“Would you like a cup of tea?” She asked. That was about the most British way of greeting people, I thought. “Yes, please,” I gladly accepted her offer. And it was this brief encounter that marked the start of my exchange at UEA, in January 2016.
The day before this, I landed at Norwich Airport, I had never set foot in Europe before. On the slippery pavement I dragged my luggage—the first thing that greeted me was the humidity of the British January. As an exchange student from Western University, Canada, where everything at this time of year was frozen to the core, to me the humid weather was an ointment to my international experience.
Flashing forward to the warm welcome, I met my first flatmate in the kitchen the night of the following day. She was smart and funny.

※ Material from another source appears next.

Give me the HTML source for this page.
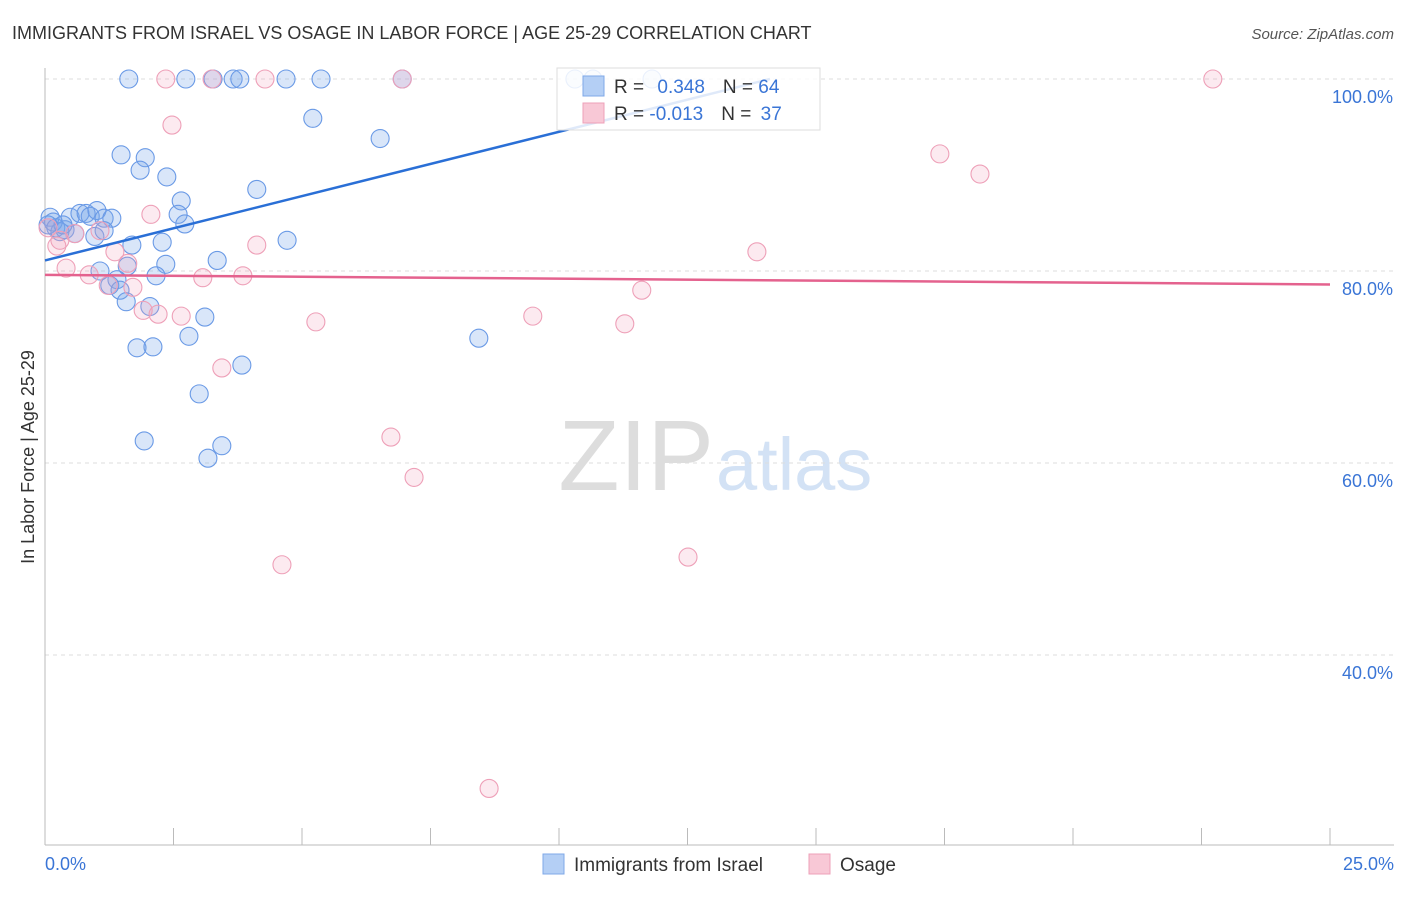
<!DOCTYPE html>
<html><head><meta charset="utf-8"><style>
body{margin:0;background:#fff;font-family:"Liberation Sans",sans-serif}
svg text{font-family:"Liberation Sans",sans-serif}
</style></head><body>
<svg id="c" width="1406" height="892">
<text x="12" y="39" font-size="18" fill="#333">IMMIGRANTS FROM ISRAEL VS OSAGE IN LABOR FORCE | AGE 25-29 CORRELATION CHART</text>
<text x="1394" y="39" font-size="15" fill="#555" text-anchor="end" font-style="italic">Source: ZipAtlas.com</text>
<text x="714" y="490" font-size="100" fill="#ddd" text-anchor="end" font-family="Liberation Serif">ZIP</text>
<text x="716" y="490" font-size="74" fill="#d3e2f5">atlas</text>
<g id="grid"></g><g id="pts"></g><g id="lines"></g>
<text transform="translate(34,457) rotate(-90)" font-size="18" fill="#333" text-anchor="middle">In Labor Force | Age 25-29</text>
<text x="45" y="870" font-size="18" fill="#3a75d6">0.0%</text>
<text x="1394" y="870" font-size="18" fill="#3a75d6" text-anchor="end">25.0%</text>
<g>
<rect x="557" y="68" width="263" height="62" fill="#fff" fill-opacity="0.85" stroke="#ddd"/>
<rect x="583" y="76" width="21" height="20" fill="#b4cff5" stroke="#7fa8e8"/>
<rect x="583" y="103" width="21" height="20" fill="#f8c8d6" stroke="#eea0b8"/>
<text x="614" y="93" font-size="19" fill="#333">R = <tspan fill="#3a75d6" dx="8">0.348</tspan><tspan dx="18" fill="#333">N = </tspan><tspan fill="#3a75d6">64</tspan></text>
<text x="614" y="120" font-size="19" fill="#333">R = <tspan fill="#3a75d6">-0.013</tspan><tspan dx="18" fill="#333">N = </tspan><tspan fill="#3a75d6" dx="4">37</tspan></text>
</g>
<g>
<rect x="543" y="854" width="21" height="20" fill="#b4cff5" stroke="#7fa8e8"/>
<text x="574" y="871" font-size="19" fill="#333">Immigrants from Israel</text>
<rect x="809" y="854" width="21" height="20" fill="#f8c8d6" stroke="#eea0b8"/>
<text x="840" y="871" font-size="19" fill="#333">Osage</text>
</g>
</svg>
<script>
const blueX=[1.63,2.74,3.27,3.66,3.79,4.69,5.37,6.95,10.31,10.66,11.81,5.21,6.52,1.48,1.95,1.85,2.37,4.12,2.65,2.59,2.72,4.71,2.28,1.69,3.35,2.35,2.16,1.60,1.07,1.40,1.26,1.46,1.58,2.04,3.11,2.80,1.79,2.10,3.83,3.00,1.93,3.44,3.17,8.44,0.10,0.16,0.21,0.29,0.39,0.49,0.58,0.68,0.80,0.88,1.01,1.15,1.30,0.97,1.15,0.35,0.06];
const blueY=[100,100,100,100,100,100,100,100,100,100,100,95.9,93.8,92.1,91.8,90.5,89.8,88.5,87.3,85.9,84.9,83.2,83.0,82.7,81.1,80.7,79.5,80.5,80.0,79.1,78.5,78.0,76.8,76.3,75.2,73.2,72.0,72.1,70.2,67.2,62.3,61.8,60.5,73.0,85.6,85.1,84.5,84.1,84.3,85.6,83.9,86.0,86.0,85.7,86.3,85.5,85.5,83.6,84.2,84.8,84.8];
const pinkX=[2.35,4.28,3.25,6.95,22.72,2.47,2.06,17.41,18.19,13.85,4.12,1.36,1.61,0.41,0.23,1.07,0.58,0.86,1.71,3.07,3.85,1.23,1.91,2.20,2.65,5.27,9.49,11.28,11.61,3.44,6.73,7.18,4.61,12.51,8.64,0.06,0.29];
const pinkY=[100,100,100,100,100,95.2,85.9,92.2,90.1,82.0,82.7,82.0,80.8,80.3,82.6,84.2,83.9,79.6,78.3,79.3,79.5,78.5,75.9,75.5,75.3,74.7,75.3,74.5,78.0,69.9,62.7,58.5,49.4,50.2,26.1,84.5,83.2];
const yTicks=[100,80,60,40];
const blueTrend=[81.1,1.34];
const pinkTrend=[79.6,-0.04];
const NS='http://www.w3.org/2000/svg';
const sx=v=>45+v*51.4, sy=v=>79+(100-v)*9.6;
function mk(t,a,p){const e=document.createElementNS(NS,t);for(const k in a)e.setAttribute(k,a[k]);p.appendChild(e);return e;}
const g=document.getElementById('grid');
yTicks.forEach(v=>{const l=mk('line',{x1:45,x2:1394,y1:sy(v),y2:sy(v),stroke:'#ddd','stroke-dasharray':'4,4'},g);


const t=mk('text',{x:1393,y:sy(v)+24,'font-size':18,fill:'#3a75d6','text-anchor':'end'},g);t.textContent=v.toFixed(1)+'%';

});
mk('line',{x1:45,x2:45,y1:68,y2:845,stroke:'#bbb'},g);
mk('line',{x1:45,x2:1394,y1:845,y2:845,stroke:'#bbb'},g);
for(let i=0;i<=10;i++){const l=mk('line',{x1:sx(i*2.5),x2:sx(i*2.5),y1:828,y2:845,stroke:'#bbb'},g);

}
const P=document.getElementById('pts');
blueX.forEach((x,i)=>{const c=mk('circle',{cx:sx(x),cy:sy(blueY[i]),r:9,fill:'rgba(120,165,232,0.28)',stroke:'#6a9ae6','stroke-width':1.1},P);

});
pinkX.forEach((x,i)=>{const c=mk('circle',{cx:sx(x),cy:sy(pinkY[i]),r:9,fill:'rgba(240,160,185,0.22)',stroke:'#eea0b8','stroke-width':1.1},P);

});
const L=document.getElementById('lines');
const xe=(100-blueTrend[0])/blueTrend[1];
const b=mk('line',{x1:sx(0),y1:sy(blueTrend[0]),x2:sx(xe),y2:sy(100),stroke:'#2a6fd6','stroke-width':2.5},L);


const p=mk('line',{x1:sx(0),y1:sy(pinkTrend[0]),x2:sx(25),y2:sy(pinkTrend[0]+25*pinkTrend[1]),stroke:'#e4628e','stroke-width':2.5},L);


</script>
</body></html>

We sat down at the dinner table and talked for a long time. The second flatmate came back from Christmas break the day after with a skateboard on his shoulder. In hindsight, he was one of the most interesting personalities I met. He was the kind of guy who would parkour around the campus, and episodically camp beside the UEA Lake at night. Besides his eccentric hobbies, he was a bright and passionate student. There were times we would sit down in the common kitchen late at night and talk about politics and literature. One night I asked him how he managed to do those crazy flips and wall-runs during the day. “Once you tell yourself you’re not afraid and get past the mental block, you can do the craziest moves in the world,” he said. I found his remark was quite insightful, and therefore, alone I travelled to several countries in Europe during the Easter break. I saw more of the world and came back as a different person.
It was spring when I returned to UEA, and my flatmate was doing even more flips around the campus. I thought it was about time I move around as well. The UEA campus was excellent for that purpose. The Sportspark housed state-of-the-art facilities for physical training; otherwise, the vast open areas of the campus were available for leisure sports. I joined the Archery Club and put a few arrows to the bullseye; sometimes, I also jogged by the lake and the beautiful sunset.
When I was not physically moving, I would be chatting with my Indian friend I met in class. He would tell me about Indian culture, and, to my surprise, lecture me on American politics. I learned so much about the world by hanging out with him. We still keep in touch today.
My time at UEA was so pleasurable that May came before I knew it. I was so accustomed to having close friends like the tea lady, parkour buddy, and my Indian classmate around. But even the best of friends must part. It was dawn when I departed, and over the same slippery pavement I dragged my luggage, only they were heavier this time.